Speaking through an interpreter before the meeting, Wang said the U.S.-China relationship “has gone through ups and downs and twists and turns.”
He said the relationship was beginning to stabilize but that “negative factors” were increasing.
“China’s legitimate development rights have been unreasonably suppressed and our core interests are facing challenges,” Wang said, in an apparent reference to U.S. export controls and other measures that Beijing says are intended to limit its economic growth.
“Should China and the United States keep to the right direction of moving forward with stability or return to a downward spiral?” he said. “This is a major question before our two countries.”
Blinken later described his meeting with Wang, which lasted more than three hours, as “extensive and constructive.”
According to a State Department readout, the two men discussed next steps on a range of commitments that Xi and President Joe Biden made at their summit in California in November, including advancing cooperation on counternarcotics, military-to-military communication, talks on artificial intelligence risks and safety, and facilitating people-to-people exchanges.
Blinken announced Friday that the U.S. and China would hold their first talks on artificial intelligence in the coming weeks.
The Biden-Xi summit, the first encounter between the two leaders in a year, was intended to stabilize U.S.-China relations that had reached their lowest point in decades amid disputes over trade, technology, the status of Taiwan and the downing of a suspected Chinese spy balloon over U.S. territory.

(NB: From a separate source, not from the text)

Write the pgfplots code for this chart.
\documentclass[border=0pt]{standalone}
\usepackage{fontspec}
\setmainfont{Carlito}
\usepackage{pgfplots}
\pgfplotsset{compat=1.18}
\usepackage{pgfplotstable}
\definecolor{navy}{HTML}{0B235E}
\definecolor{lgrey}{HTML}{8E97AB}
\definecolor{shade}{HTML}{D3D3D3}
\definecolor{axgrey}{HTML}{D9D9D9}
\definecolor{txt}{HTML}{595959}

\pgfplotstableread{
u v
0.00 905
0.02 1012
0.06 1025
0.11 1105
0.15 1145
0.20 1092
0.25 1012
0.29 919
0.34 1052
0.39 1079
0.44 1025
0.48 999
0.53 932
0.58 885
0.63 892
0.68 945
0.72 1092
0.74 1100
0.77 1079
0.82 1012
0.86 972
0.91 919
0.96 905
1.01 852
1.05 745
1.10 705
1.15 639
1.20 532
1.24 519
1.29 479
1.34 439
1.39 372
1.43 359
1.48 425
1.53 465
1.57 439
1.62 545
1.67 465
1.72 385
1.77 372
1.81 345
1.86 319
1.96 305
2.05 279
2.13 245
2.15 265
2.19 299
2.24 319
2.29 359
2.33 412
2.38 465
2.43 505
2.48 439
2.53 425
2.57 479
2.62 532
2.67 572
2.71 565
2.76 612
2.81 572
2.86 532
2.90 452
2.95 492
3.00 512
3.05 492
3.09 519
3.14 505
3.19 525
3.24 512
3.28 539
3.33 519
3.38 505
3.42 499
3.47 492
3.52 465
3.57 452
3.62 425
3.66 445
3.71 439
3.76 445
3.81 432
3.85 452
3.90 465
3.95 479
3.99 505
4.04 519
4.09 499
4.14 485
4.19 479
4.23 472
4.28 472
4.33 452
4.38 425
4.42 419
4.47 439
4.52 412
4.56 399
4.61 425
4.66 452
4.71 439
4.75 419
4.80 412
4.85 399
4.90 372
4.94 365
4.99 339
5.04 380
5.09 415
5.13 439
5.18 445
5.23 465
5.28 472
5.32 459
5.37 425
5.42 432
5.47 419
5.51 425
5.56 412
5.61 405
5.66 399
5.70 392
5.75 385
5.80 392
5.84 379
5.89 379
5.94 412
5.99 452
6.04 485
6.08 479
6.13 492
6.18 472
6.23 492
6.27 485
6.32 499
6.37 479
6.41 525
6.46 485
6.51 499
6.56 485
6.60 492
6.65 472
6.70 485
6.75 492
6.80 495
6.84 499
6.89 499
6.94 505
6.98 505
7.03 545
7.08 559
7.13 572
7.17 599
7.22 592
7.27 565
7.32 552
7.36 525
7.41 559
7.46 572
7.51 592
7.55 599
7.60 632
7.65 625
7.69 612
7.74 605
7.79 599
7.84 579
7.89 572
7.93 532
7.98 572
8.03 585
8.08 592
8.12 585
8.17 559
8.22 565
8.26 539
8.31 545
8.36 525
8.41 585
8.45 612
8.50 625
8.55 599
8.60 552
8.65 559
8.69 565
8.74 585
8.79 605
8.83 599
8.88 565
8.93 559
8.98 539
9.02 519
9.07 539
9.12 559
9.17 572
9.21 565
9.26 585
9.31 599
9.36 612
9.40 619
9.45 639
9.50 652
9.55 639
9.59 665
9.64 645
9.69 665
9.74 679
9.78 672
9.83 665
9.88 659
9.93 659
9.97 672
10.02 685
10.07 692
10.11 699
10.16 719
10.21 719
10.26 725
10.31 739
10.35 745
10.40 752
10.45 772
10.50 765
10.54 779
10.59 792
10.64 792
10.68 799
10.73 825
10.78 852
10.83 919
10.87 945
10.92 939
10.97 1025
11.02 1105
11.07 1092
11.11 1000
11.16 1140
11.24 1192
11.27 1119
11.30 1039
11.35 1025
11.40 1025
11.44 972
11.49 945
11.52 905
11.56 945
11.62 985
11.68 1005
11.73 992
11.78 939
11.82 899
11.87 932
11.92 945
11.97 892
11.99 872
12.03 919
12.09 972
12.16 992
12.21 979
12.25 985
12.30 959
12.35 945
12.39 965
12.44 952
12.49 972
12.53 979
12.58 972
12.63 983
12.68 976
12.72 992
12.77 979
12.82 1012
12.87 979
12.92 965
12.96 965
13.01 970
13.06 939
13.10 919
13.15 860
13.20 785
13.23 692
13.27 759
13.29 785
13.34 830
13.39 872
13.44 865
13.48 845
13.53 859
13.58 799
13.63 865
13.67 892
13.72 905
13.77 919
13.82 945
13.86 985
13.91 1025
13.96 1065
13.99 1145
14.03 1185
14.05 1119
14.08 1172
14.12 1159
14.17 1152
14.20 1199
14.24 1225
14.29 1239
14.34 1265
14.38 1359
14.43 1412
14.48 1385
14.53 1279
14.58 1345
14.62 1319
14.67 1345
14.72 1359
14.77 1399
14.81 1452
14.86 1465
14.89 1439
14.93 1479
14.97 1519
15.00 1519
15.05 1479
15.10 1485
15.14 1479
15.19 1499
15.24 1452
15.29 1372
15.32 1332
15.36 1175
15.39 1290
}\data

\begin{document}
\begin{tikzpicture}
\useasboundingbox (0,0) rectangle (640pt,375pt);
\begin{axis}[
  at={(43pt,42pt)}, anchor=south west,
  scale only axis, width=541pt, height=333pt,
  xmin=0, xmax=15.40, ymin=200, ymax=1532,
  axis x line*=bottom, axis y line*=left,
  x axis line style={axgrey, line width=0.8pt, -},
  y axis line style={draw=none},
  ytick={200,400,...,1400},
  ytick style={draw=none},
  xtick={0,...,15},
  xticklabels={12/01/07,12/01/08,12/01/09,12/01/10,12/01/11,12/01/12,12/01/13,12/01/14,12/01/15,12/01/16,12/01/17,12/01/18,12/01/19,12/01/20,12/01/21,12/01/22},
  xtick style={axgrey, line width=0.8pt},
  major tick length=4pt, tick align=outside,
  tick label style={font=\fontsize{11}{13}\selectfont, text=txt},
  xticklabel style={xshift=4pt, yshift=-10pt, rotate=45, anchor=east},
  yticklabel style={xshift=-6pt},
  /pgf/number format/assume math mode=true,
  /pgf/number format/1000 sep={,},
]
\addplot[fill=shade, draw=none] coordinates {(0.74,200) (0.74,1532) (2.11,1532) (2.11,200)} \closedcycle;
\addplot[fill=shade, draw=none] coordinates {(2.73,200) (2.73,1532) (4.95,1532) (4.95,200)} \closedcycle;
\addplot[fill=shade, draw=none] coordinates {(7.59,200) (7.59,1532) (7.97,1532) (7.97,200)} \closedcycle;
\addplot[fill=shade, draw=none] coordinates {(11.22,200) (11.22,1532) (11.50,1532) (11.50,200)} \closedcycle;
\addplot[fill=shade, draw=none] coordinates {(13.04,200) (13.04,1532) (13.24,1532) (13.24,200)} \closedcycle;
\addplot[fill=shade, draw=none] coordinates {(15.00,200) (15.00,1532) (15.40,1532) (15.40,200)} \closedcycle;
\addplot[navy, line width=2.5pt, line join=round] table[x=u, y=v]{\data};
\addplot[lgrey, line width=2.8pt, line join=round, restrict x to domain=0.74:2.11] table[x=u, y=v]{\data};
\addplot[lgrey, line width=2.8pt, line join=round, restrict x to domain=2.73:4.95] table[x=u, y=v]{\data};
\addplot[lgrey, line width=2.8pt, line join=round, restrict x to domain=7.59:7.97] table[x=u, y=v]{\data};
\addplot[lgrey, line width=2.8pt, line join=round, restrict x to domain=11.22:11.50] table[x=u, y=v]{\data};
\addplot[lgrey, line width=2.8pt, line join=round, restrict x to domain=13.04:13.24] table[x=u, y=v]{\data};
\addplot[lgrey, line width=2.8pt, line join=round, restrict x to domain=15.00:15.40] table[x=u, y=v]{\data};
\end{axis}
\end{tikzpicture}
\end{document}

Though ties have improved since then, they are being tested by the strengthening of U.S. security alliances in the Asia-Pacific, U.S. concerns about Chinese goods flooding global markets, U.S. inquiries into China’s electric vehicle, shipbuilding and other industries, the possibility of increased U.S. tariffs on Chinese goods, and the passage this week of legislation that could result in a U.S. ban on the Chinese app TikTok.
The legislation, which Biden signed into law on Wednesday as Blinken was arriving in China, also includes $8 billion for security in Taiwan, a self-ruling island democracy that Beijing claims as its territory, and the broader Indo-Pacific, where the U.S. and China are competing for influence.
Blinken last visited China in June, when he also met with Xi. This trip also included a stop in Shanghai, where Blinken met with U.S. business leaders and visited the Shanghai campus of New York University.